Teachers Are the Center of Education: Profiles of Eight Teachers was released at the 2009 PDK International Summit on Quality Educator Recruitment and Retention in Indianapolis. It serves to confirm what is publically acknowledged — that teachers are at the center of education — and to note the challenges teachers face in today’s schools and to amplify the voices of this critical group.
The words of the profiled teachers will help all who hear them to chart a “partial road map for changes in public policy,” as Arlene Ackerman, superintendent of the School District of Philadelphia, wrote in the report’s foreword.
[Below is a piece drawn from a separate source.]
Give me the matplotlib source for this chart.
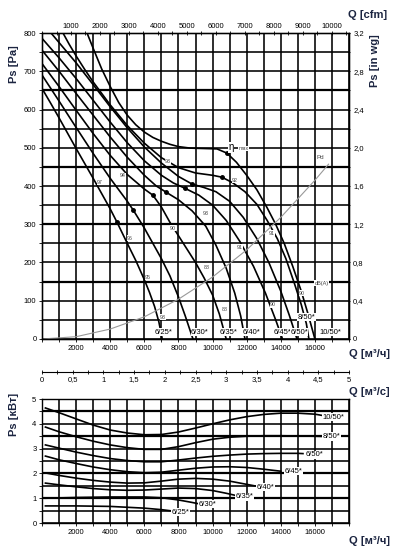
import numpy as np
import matplotlib
matplotlib.use("Agg")
import matplotlib.pyplot as plt
from matplotlib.ticker import MultipleLocator, FuncFormatter

plt.rcParams["font.family"] = ["Liberation Sans Narrow", "Liberation Sans", "DejaVu Sans"]

# ---- fan curves, static pressure [Pa] vs flow [m3/h]
q_625 = [0, 500, 1000, 1500, 2000, 2500, 3000, 3500, 4000, 4400, 5000, 5500, 6000, 6300, 6600, 6850, 7050]
ps_625 = [655, 617, 578, 538, 498, 459, 420, 380, 340, 305, 250, 205, 155, 122, 85, 45, 0]
q_630 = [0, 1000, 2000, 3000, 4000, 5000, 5350, 6000, 6500, 7000, 7500, 8000, 8400, 8700, 8850]
ps_630 = [690, 622, 553, 485, 420, 360, 337, 290, 250, 210, 165, 110, 60, 20, 0]
q_635 = [0, 1000, 2000, 3000, 4000, 5000, 6000, 6500, 7000, 7500, 8000, 8500, 9000, 9500, 10000, 10400, 10800]
ps_635 = [720, 660, 598, 537, 480, 430, 392, 376, 345, 305, 270, 235, 200, 160, 115, 65, 0]
q_640 = [0, 1000, 2000, 3000, 4000, 5000, 6000, 6700, 7270, 8000, 8800, 9600, 10200, 10800, 11300, 11650, 11900]
ps_640 = [755, 700, 642, 585, 528, 475, 428, 400, 384, 364, 335, 295, 245, 185, 120, 60, 0]
q_645 = [0, 1000, 2000, 3000, 4000, 5000, 6000, 7000, 7700, 8380, 9200, 10000, 10800, 11600, 12400, 13100, 13700, 14100]
ps_645 = [786, 735, 681, 624, 567, 513, 466, 428, 408, 394, 376, 350, 310, 255, 190, 120, 50, 0]
q_650 = [530, 1000, 2000, 3000, 4000, 5000, 6000, 7000, 8000, 8800, 9500, 10200, 11000, 11800, 12600, 13300, 14000, 14500, 14950]
ps_650 = [800, 775, 722, 665, 607, 552, 502, 460, 425, 405, 396, 385, 360, 318, 262, 200, 125, 62, 0]
q_850 = [1230, 1600, 2000, 2500, 3000, 4000, 5000, 6000, 7000, 8000, 9000, 10000, 10550, 11200, 11900,
         12600, 13200, 13800, 14300, 14800, 15200, 15500, 15650]
ps_850 = [800, 770, 740, 705, 672, 612, 558, 512, 474, 448, 434, 428, 423, 408, 385,
          352, 310, 262, 210, 145, 90, 40, 0]
q_1050 = [2640, 3000, 3500, 4000, 4500, 5000, 5500, 6000, 6500, 7000, 7500, 8000, 8700, 9500, 10260,
          10840, 11400, 12000, 12600, 13200, 13700, 14200, 14700, 15200, 15600, 16000]
ps_1050 = [800, 760, 706, 660, 618, 585, 560, 541, 527, 517, 509, 503, 499, 498, 497,
           486, 462, 428, 390, 343, 300, 250, 190, 125, 65, 0]

fan_names = ["6/25", "6/30", "6/35", "6/40", "6/45", "6/50", "8/50", "10/50"]
fan_q = [q_625, q_630, q_635, q_640, q_645, q_650, q_850, q_1050]
fan_ps = [ps_625, ps_630, ps_635, ps_640, ps_645, ps_650, ps_850, ps_1050]

# efficiency points (dots)
dot_q = [4400, 5350, 6500, 7270, 8380, 8800, 10550, 10840]
dot_ps = [305, 337, 376, 384, 394, 405, 423, 486]

# fan name labels under the curves
name_q = [7150, 9260, 10960, 12300, 14100, 15070, 15530, 16900]
name_ps = [18, 18, 18, 18, 18, 18, 57, 18]

# sound level labels dB(A)
db_text = ["97", "94", "93", "96", "95", "93", "90", "93", "92", "91", "91",
           "88", "88", "90", "90"]
db_q = [3400, 4750, 7380, 5160, 6210, 7090, 7680, 9610, 11300, 13480, 11600,
        9670, 10730, 15240, 13540]
db_ps = [410, 428, 463, 264, 162, 57, 290, 329, 415, 277, 240,
         188, 76, 120, 89]

# dynamic pressure
q_pd = [0, 2000, 4000, 6000, 8000, 10000, 12000, 14000, 16000, 16800]
ps_pd = [0, 6, 26, 58, 104, 162, 233, 318, 415, 457]

# ---- power curves [kW] vs flow [m3/h]
pq_1050 = [200, 1000, 2000, 3000, 4000, 5000, 6000, 7000, 8000, 9000, 10000, 11000, 12000,
           13000, 14000, 15000, 16000, 16600]
pw_1050 = [4.64, 4.45, 4.2, 3.95, 3.75, 3.63, 3.56, 3.57, 3.67, 3.83, 4.0, 4.16, 4.29,
           4.38, 4.43, 4.43, 4.39, 4.32]
pq_850 = [200, 1000, 2000, 3000, 4000, 5000, 6000, 7000, 8000, 9000, 10000, 11000, 12000,
          13000, 14000, 15000, 16000, 16600]
pw_850 = [3.87, 3.68, 3.48, 3.3, 3.15, 3.04, 2.97, 2.97, 3.08, 3.24, 3.38, 3.46, 3.5,
          3.52, 3.52, 3.51, 3.5, 3.49]
pq_650 = [200, 1000, 2000, 3000, 4000, 5000, 6000, 7000, 8000, 9000, 10000, 11000, 12000,
          13000, 14000, 15000, 15300]
pw_650 = [3.15, 3.02, 2.86, 2.72, 2.6, 2.52, 2.47, 2.47, 2.54, 2.62, 2.69, 2.74, 2.78,
          2.8, 2.81, 2.81, 2.8]
pq_645 = [200, 1000, 2000, 3000, 4000, 5000, 6000, 7000, 8000, 9000, 10000, 11000, 12000,
          13000, 14000]
pw_645 = [2.7, 2.55, 2.4, 2.26, 2.15, 2.07, 2.03, 2.05, 2.13, 2.21, 2.26, 2.27, 2.24,
          2.17, 2.09]
pq_640 = [200, 1000, 2000, 3000, 4000, 5000, 6000, 7000, 8000, 9000, 10000, 11000, 12000, 12700]
pw_640 = [2.02, 1.92, 1.81, 1.72, 1.65, 1.61, 1.62, 1.69, 1.77, 1.8, 1.77, 1.69, 1.56, 1.47]
pq_635 = [200, 1000, 2000, 3000, 4000, 5000, 6000, 7000, 8000, 9000, 10000, 10800, 11500]
pw_635 = [1.61, 1.54, 1.46, 1.39, 1.34, 1.32, 1.33, 1.37, 1.41, 1.39, 1.31, 1.2, 1.09]
pq_630 = [200, 2000, 4000, 6000, 7000, 8000, 8800, 9300]
pw_630 = [1.0, 1.03, 1.05, 1.05, 1.02, 0.93, 0.83, 0.76]
pq_625 = [200, 2000, 4000, 6000, 7000, 7700]
pw_625 = [0.69, 0.69, 0.67, 0.6, 0.54, 0.48]

pow_q = [pq_625, pq_630, pq_635, pq_640, pq_645, pq_650, pq_850, pq_1050]
pow_w = [pw_625, pw_630, pw_635, pw_640, pw_645, pw_650, pw_850, pw_1050]
pow_lab_q = [8100, 9700, 11850, 13100, 14750, 15950, 16950, 17100]
pow_lab_w = [0.43, 0.75, 1.05, 1.45, 2.08, 2.76, 3.49, 4.27]

# heavier grid rows in the printed chart
heavy_ps = [650, 450, 300, 150]
heavy_kw = [4.5, 3.5, 2.0, 1.0]

NAVY = "#1b2440"
comma = FuncFormatter(lambda v, p: ("%g" % v).replace(".", ","))
comma1 = FuncFormatter(lambda v, p: "0" if abs(v) < 1e-9 else ("%.1f" % v).replace(".", ","))


def grid_style(ax, heavy):
    ax.grid(True, which="both", color="black", linewidth=1.15)
    for h in heavy:
        ax.axhline(h, color="black", linewidth=1.6, zorder=0.5)
    ax.set_axisbelow(True)
    for s in ax.spines.values():
        s.set_linewidth(1.0)


fig = plt.figure(figsize=(3.99, 5.53), dpi=100)

# main pressure chart
ax = fig.add_axes([0.1053, 0.3870, 0.7694, 0.5533])
ax.set_xlim(0, 18000)
ax.set_ylim(0, 800)
ax.xaxis.set_major_locator(MultipleLocator(2000))
ax.xaxis.set_minor_locator(MultipleLocator(1000))
ax.yaxis.set_major_locator(MultipleLocator(100))
ax.yaxis.set_minor_locator(MultipleLocator(50))
grid_style(ax, heavy_ps)
ax.tick_params(which="both", labelsize=5.5, length=2, width=0.6, direction="out", pad=2)
ax.set_xticks([2000, 4000, 6000, 8000, 10000, 12000, 14000, 16000])
for q, p in zip(fan_q, fan_ps):
    ax.plot(q, p, color="black", linewidth=1.2, solid_joinstyle="round")
ax.plot(q_pd, ps_pd, color="#999999", linewidth=0.8)
ax.plot(dot_q, dot_ps, "o", color="black", markersize=2.5)
for n, q, p in zip(fan_names, name_q, name_ps):
    ax.text(q, p, n + "*", fontsize=5.5, ha="center", va="center",
            bbox=dict(facecolor="white", edgecolor="none", pad=0.4))
for t, q, p in zip(db_text, db_q, db_ps):
    ax.text(q, p, t, fontsize=3.8, color="#444444", ha="center", va="center",
            bbox=dict(facecolor="white", edgecolor="none", pad=0.2))
ax.text(16300, 475, "Pd", fontsize=4.5, color="#444444", ha="center", va="center",
        bbox=dict(facecolor="white", edgecolor="none", pad=0.2))
ax.text(16400, 146, "dB(A)", fontsize=4, color="#444444", ha="center", va="center",
        bbox=dict(facecolor="white", edgecolor="none", pad=0.2))
ax.text(11100, 501, "η", fontsize=7, ha="center", va="center",
        bbox=dict(facecolor="white", edgecolor="none", pad=0.2))
ax.text(11500, 498, "max", fontsize=3.8, color="#444444", ha="left", va="center",
        bbox=dict(facecolor="white", edgecolor="none", pad=0.2))

# right axis in wg
axr = ax.twinx()
axr.set_ylim(0, 3.2)
axr.yaxis.set_major_locator(MultipleLocator(0.4))
axr.yaxis.set_minor_locator(MultipleLocator(0.2))
axr.yaxis.set_major_formatter(comma1)
axr.tick_params(which="both", labelsize=5.5, length=2, width=0.6, direction="inout", pad=2)

# top axis cfm
axt = ax.twiny()
axt.set_xlim(0, 18000 / 1.699)
axt.xaxis.set_major_locator(MultipleLocator(1000))
axt.xaxis.set_minor_locator(MultipleLocator(500))
axt.set_xticks(range(1000, 10001, 1000))
axt.tick_params(which="both", labelsize=5.5, length=2.5, width=0.6, direction="inout", pad=1)

# m3/s axis
axs = fig.add_axes([0.1053, 0.3273, 0.7694, 0.0001])
axs.set_xlim(0, 5)
axs.set_yticks([])
for s in ["left", "right", "top"]:
    axs.spines[s].set_visible(False)
axs.spines["bottom"].set_linewidth(0.8)
axs.xaxis.set_major_locator(MultipleLocator(0.5))
axs.xaxis.set_minor_locator(MultipleLocator(0.25))
axs.xaxis.set_major_formatter(comma)
axs.tick_params(which="both", labelsize=5.5, length=2.5, width=0.6, direction="inout", pad=2)

# power chart
axp = fig.add_axes([0.1053, 0.0542, 0.7694, 0.2242])
axp.set_xlim(0, 18000)
axp.set_ylim(0, 5)
axp.xaxis.set_major_locator(MultipleLocator(2000))
axp.xaxis.set_minor_locator(MultipleLocator(1000))
axp.yaxis.set_major_locator(MultipleLocator(1))
axp.yaxis.set_minor_locator(MultipleLocator(0.5))
grid_style(axp, heavy_kw)
axp.set_xticks([2000, 4000, 6000, 8000, 10000, 12000, 14000, 16000])
axp.tick_params(which="both", labelsize=5.5, length=2, width=0.6, direction="out", pad=2)
for q, w in zip(pow_q, pow_w):
    axp.plot(q, w, color="black", linewidth=1.2, solid_joinstyle="round")
for n, q, w in zip(fan_names, pow_lab_q, pow_lab_w):
    axp.text(q, w, n + "*", fontsize=5.5, ha="center", va="center",
             bbox=dict(facecolor="white", edgecolor="none", pad=0.4))

# axis titles
lab = dict(fontsize=8, fontweight="bold", color=NAVY, family=["Liberation Sans", "DejaVu Sans"])
fig.text(0.922, 0.973, "Q [cfm]", ha="center", va="center", **lab)
fig.text(0.940, 0.891, "Ps [in wg]", ha="center", va="center", rotation=90, **lab)
fig.text(0.035, 0.884, "Ps [Pa]", ha="center", va="center", rotation=90, **lab)
fig.text(0.925, 0.360, "Q [м³/ч]", ha="center", va="center", **lab)
fig.text(0.925, 0.291, "Q [м³/с]", ha="center", va="center", **lab)
fig.text(0.035, 0.250, "Ps [кВт]", ha="center", va="center", rotation=90, **lab)
fig.text(0.925, 0.022, "Q [м³/ч]", ha="center", va="center", **lab)

fig.savefig("out.png", dpi=100)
“It’s good for the public to get a glimpse of what’s right about public education, and we believe that starts with the most crucial force in learning, our teachers,” said Gaston Caperton, president of the College Board. “In each case, these teachers underscore the national importance of elevating teaching in this country.”
Selected by College Board members and staff, the teachers, who epitomize the profession’s most admirable qualities, provide a diverse set of disciplines, locations, types of schools and student populations.
- Cathleen Cadigan, from Thomas Jefferson High School in Dallas, discusses the lack of resources in our schools and their unequal distribution
- Seth Mitchell, from Lisbon High School in Maine, talks about the need to work more collaboratively with other teachers and the importance of parent and family involvement
- Sheryl Fontaine of Reed High School in Sparks, Nev., brings attention to class size burdens and the lack of professional respect for teachers
- Cross-disciplinary work and measuring success is the focus of Bill Jeter of Perpich Center for Arts Education in Golden Valley, Minn.
- Judy Ellsesser-Painter of South Webster High School in Ohio introduces the idea of creating community with those outside the school
- Bellevue (Wash.) High School’s Steve Crawford points out the need to link the classroom to the world that surrounds our students
- Gloria Gonzalez, who teaches at Jones High School in Orlando, Fla., discusses unprepared students
- New York’s South Bronx Preparatory teacher Juliet Lee concentrates on training for the classroom.
Ackerman added, “In words that we can all understand, these eight teachers from different backgrounds, teaching different subjects to different kinds of students under different circumstances, provide a human voice and real-life context for the policies we must work to implement.”